GTRF: A GENERAL TUPLES RECOGNITION FRAMEWORK TOWARDS DEEP LEARNING-DRIVEN STRUCTURAL HEALTH MONITORING ADAPTED TO DIVERSE SUPERVISION PARADIGMS

Abstract

Leveraging the powerful capabilities of deep learning (DL) techniques, the DL-driven tuple recognition approach has successfully addressed numerous challenges in SHM by associating tuples with structural patterns. However, the robustness and generalizability of the model are significantly compromised due to limitations in their designated feature extraction strategies, network architectures, and supervision learning schemas. To address these issues, this study proposes a novel General Tuple Recognition Framework (GTRF) that supports supervised (SL), unsupervised (UL), and semi-supervised learning (SSL) paradigms. The present article provides a detailed explanation of the mechanism and workflow of the proposed GTRF. Equipped with sophisticated networks and innovative components, the GTRF demonstrates competence in various tuple recognition tasks across different learning paradigms.
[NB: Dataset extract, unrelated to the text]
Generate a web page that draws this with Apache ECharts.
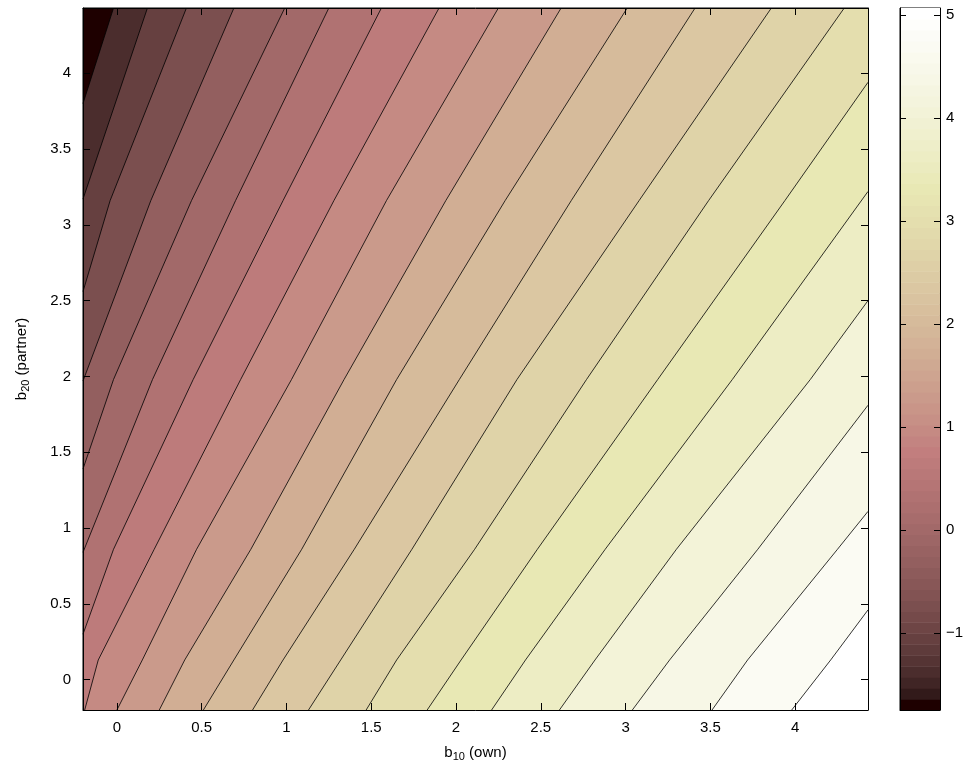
<!DOCTYPE html>
<html>
<head>
<meta charset="UTF-8">
<title>contour</title>
<script src="https://cdn.jsdelivr.net/npm/echarts@6/dist/echarts.min.js"></script>
<style>body{margin:0;background:#fff}</style>
</head>
<body>
<div id="main" style="width:969px;height:772px;"></div>
<script type="text/javascript">
// axis ranges and ticks
var xRange = [-0.2, 4.43];
var yRange = [-0.2, 4.43];
var zRange = [-1.75, 5.07];
var xTicks = [0, 0.5, 1, 1.5, 2, 2.5, 3, 3.5, 4];
var yTicks = [0, 0.5, 1, 1.5, 2, 2.5, 3, 3.5, 4];
var cbTicks = [-1, 0, 1, 2, 3, 4, 5];

// contour levels (21 bands, lowest first)
var levels = [-1.75, -1.409, -1.068, -0.727, -0.386, -0.045, 0.296, 0.637, 0.978, 1.319,
  1.66, 2.001, 2.342, 2.683, 3.024, 3.365, 3.706, 4.047, 4.388, 4.729, 5.07];

// contour lines, from lower-left end to upper-right end
var contourLines = [
  [[-0.2, 3.80], [-0.02, 4.43]],
  [[-0.2, 3.17], [0.18, 4.43]],
  [[-0.2, 2.56], [-0.04, 3.16], [0.41, 4.43]],
  [[-0.2, 1.97], [0.20, 3.16], [0.69, 4.43]],
  [[-0.2, 1.39], [-0.02, 1.98], [0.44, 3.16], [0.99, 4.43]],
  [[-0.2, 0.84], [0.21, 1.98], [0.70, 3.16], [1.25, 4.43]],
  [[-0.2, 0.30], [-0.02, 0.86], [0.45, 1.98], [0.98, 3.16], [1.56, 4.43]],
  [[-0.19, -0.2], [-0.11, 0.13], [0.22, 0.86], [0.73, 1.98], [1.28, 3.16], [1.90, 4.43]],
  [[0.0, -0.2], [0.15, 0.13], [0.47, 0.86], [1.03, 1.98], [1.59, 3.16], [2.25, 4.43]],
  [[0.25, -0.2], [0.40, 0.13], [0.79, 0.86], [1.34, 1.98], [1.94, 3.16], [2.62, 4.43]],
  [[0.51, -0.2], [0.69, 0.13], [1.09, 0.86], [1.65, 1.98], [2.29, 3.16], [3.01, 4.43]],
  [[0.80, -0.2], [0.98, 0.13], [1.40, 0.86], [2.02, 1.98], [2.68, 3.16], [3.41, 4.43]],
  [[1.13, -0.2], [1.32, 0.13], [1.74, 0.86], [2.36, 1.98], [3.08, 3.16], [3.86, 4.43]],
  [[1.47, -0.2], [1.65, 0.13], [2.11, 0.86], [2.77, 1.98], [3.49, 3.16], [4.29, 4.43]],
  [[1.83, -0.2], [2.03, 0.13], [2.48, 0.86], [3.19, 1.98], [3.94, 3.16], [4.43, 3.94]],
  [[2.21, -0.2], [2.41, 0.13], [2.88, 0.86], [3.63, 1.98], [4.43, 3.22]],
  [[2.61, -0.2], [2.82, 0.13], [3.30, 0.86], [4.09, 1.98], [4.43, 2.50]],
  [[3.04, -0.2], [3.26, 0.13], [3.78, 0.86], [4.43, 1.81]],
  [[3.51, -0.2], [3.72, 0.13], [4.25, 0.86], [4.43, 1.11]],
  [[3.98, -0.2], [4.21, 0.13], [4.43, 0.46]]
];

// MATLAB pink colormap, 64 entries: sqrt((2*gray + hot)/3)
var cmap = [];
for (var i = 0; i < 64; i++) {
  var g = i / 63;
  var hr = i < 24 ? (i + 1) / 24 : 1;
  var hg = i < 24 ? 0 : (i < 48 ? (i - 23) / 24 : 1);
  var hb = i < 48 ? 0 : (i - 47) / 16;
  var c = [hr, hg, hb].map(function (h) { return Math.round(Math.sqrt((2 * g + h) / 3) * 255); });
  cmap.push('rgb(' + c.join(',') + ')');
}
function levelColor(v) {
  var t = (v - zRange[0]) / (zRange[1] - zRange[0]);
  return cmap[Math.max(0, Math.min(63, Math.round(t * 63)))];
}

// polygon of the region on the high-value side of a contour line
function bandPolygon(pts) {
  var far = 10, out = [];
  var s = pts[0], e = pts[pts.length - 1];
  if (s[1] <= yRange[0] + 1e-6) out.push([s[0], -far]); else out.push([-far, s[1]]);
  pts.forEach(function (p) { out.push(p); });
  if (e[1] >= yRange[1] - 1e-6) { out.push([e[0], far]); out.push([far, far]); }
  else out.push([far, e[1]]);
  out.push([far, -far]);
  out.push([-far, -far]);
  return out;
}

var bandData = [];
for (var b = 0; b < levels.length; b++) bandData.push([b]);

var font = 'Liberation Sans, Arial, sans-serif';
var myChart = echarts.init(document.getElementById('main'));

var series = [{
  type: 'custom',
  xAxisIndex: 0, yAxisIndex: 0,
  clip: true,
  silent: true,
  z: 1,
  data: bandData,
  renderItem: function (params, api) {
    var k = api.value(0);
    var pts = k === 0 ? [[-10, -10], [-10, 10], [10, 10], [10, -10]] : bandPolygon(contourLines[k - 1]);
    return {
      type: 'polygon',
      shape: { points: pts.map(function (p) { return api.coord(p); }) },
      style: { fill: levelColor(levels[k]), stroke: null }
    };
  }
}];

contourLines.forEach(function (ln) {
  series.push({
    type: 'line', xAxisIndex: 0, yAxisIndex: 0,
    data: ln, symbol: 'none', silent: true, clip: true,
    lineStyle: { color: '#000', width: 0.8 }, z: 2
  });
});

var cbData = [];
for (var j = 0; j < 64; j++) cbData.push([j]);
series.push({
  type: 'custom', xAxisIndex: 2, yAxisIndex: 2, clip: true, silent: true, z: 1,
  data: cbData,
  renderItem: function (params, api) {
    var j = api.value(0);
    var step = (zRange[1] - zRange[0]) / 64;
    var p0 = api.coord([0, zRange[0] + j * step]);
    var p1 = api.coord([1, zRange[0] + (j + 1) * step]);
    return {
      type: 'rect',
      shape: { x: p0[0], y: p1[1], width: p1[0] - p0[0], height: p0[1] - p1[1] + 0.6 },
      style: { fill: cmap[j] }
    };
  }
});

function tickAxis(extra) {
  var base = {
    type: 'value',
    z: 10,
    splitLine: { show: false },
    axisLine: { show: true, onZero: false, lineStyle: { color: '#000', width: 1 } },
    axisTick: { show: true, inside: true, length: 7, lineStyle: { color: '#000' } },
    axisLabel: { show: false }
  };
  return Object.assign(base, extra);
}
function ticks(vals, len) {
  return { show: true, inside: true, length: len, lineStyle: { color: '#000' }, customValues: vals };
}

var option = {
  animation: false,
  backgroundColor: '#fff',
  grid: [
    { left: 83, top: 8, width: 785, height: 702, show: true, borderColor: '#000', borderWidth: 1, backgroundColor: 'transparent' },
    { left: 900, top: 8, width: 40, height: 702, show: true, borderColor: '#000', borderWidth: 1, backgroundColor: 'transparent' }
  ],
  xAxis: [
    tickAxis({
      gridIndex: 0, position: 'bottom', min: xRange[0], max: xRange[1],
      axisTick: ticks(xTicks, 7),
      axisLabel: { show: true, customValues: xTicks, color: '#000', fontFamily: font, fontSize: 15, margin: 10,
        formatter: function (v) { return String(v); } },
      name: '{t|b}{s|10}{t| (own)}', nameLocation: 'middle', nameGap: 33,
      nameTextStyle: { rich: { t: { fontFamily: font, fontSize: 15, color: '#000' },
        s: { fontFamily: font, fontSize: 11, color: '#000', padding: [8, 0, 0, 0] } } }
    }),
    tickAxis({ gridIndex: 0, position: 'top', min: xRange[0], max: xRange[1], axisTick: ticks(xTicks, 7) }),
    tickAxis({ gridIndex: 1, min: 0, max: 1, axisTick: { show: false } })
  ],
  yAxis: [
    tickAxis({
      gridIndex: 0, position: 'left', min: yRange[0], max: yRange[1],
      axisTick: ticks(yTicks, 7),
      axisLabel: { show: true, customValues: yTicks, color: '#000', fontFamily: font, fontSize: 15, margin: 12,
        formatter: function (v) { return String(v); } },
      name: '{t|b}{s|20}{t| (partner)}', nameLocation: 'middle', nameGap: 52, nameRotate: 90,
      nameTextStyle: { rich: { t: { fontFamily: font, fontSize: 15, color: '#000' },
        s: { fontFamily: font, fontSize: 11, color: '#000', padding: [8, 0, 0, 0] } } }
    }),
    tickAxis({ gridIndex: 0, position: 'right', min: yRange[0], max: yRange[1], axisTick: ticks(yTicks, 7) }),
    tickAxis({
      gridIndex: 1, position: 'right', min: zRange[0], max: zRange[1],
      axisTick: ticks(cbTicks, 6),
      axisLabel: { show: true, customValues: cbTicks, color: '#000', fontFamily: font, fontSize: 15, margin: 6,
        formatter: function (v) { return String(v).replace('-', '\u2212'); } }
    }),
    tickAxis({ gridIndex: 1, position: 'left', min: zRange[0], max: zRange[1], axisTick: ticks(cbTicks, 6) })
  ],
  series: series
};
myChart.setOption(option);
</script>
</body>
</html>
The validation experiments conducted in the field of SHM include vibration SL-recognition of a prototype skyscraper, damage UL-detection of a laboratory RC beam, and condition SSLassessment of a full-scale building model. To ensure the adaptability of diverse tuples, two commonly used data forms, namely acceleration measurements and piezoelectric signals, are employed in the experimental validations. The comprehensive results confirm the effectiveness and adaptability of the proposed GTRF. The flexible paradigm specialization, broad application, and potential for optimization make the proposed GTRF framework a promising prototype for bridging the gap between DL algorithm fusion and model integration across different learning paradigms.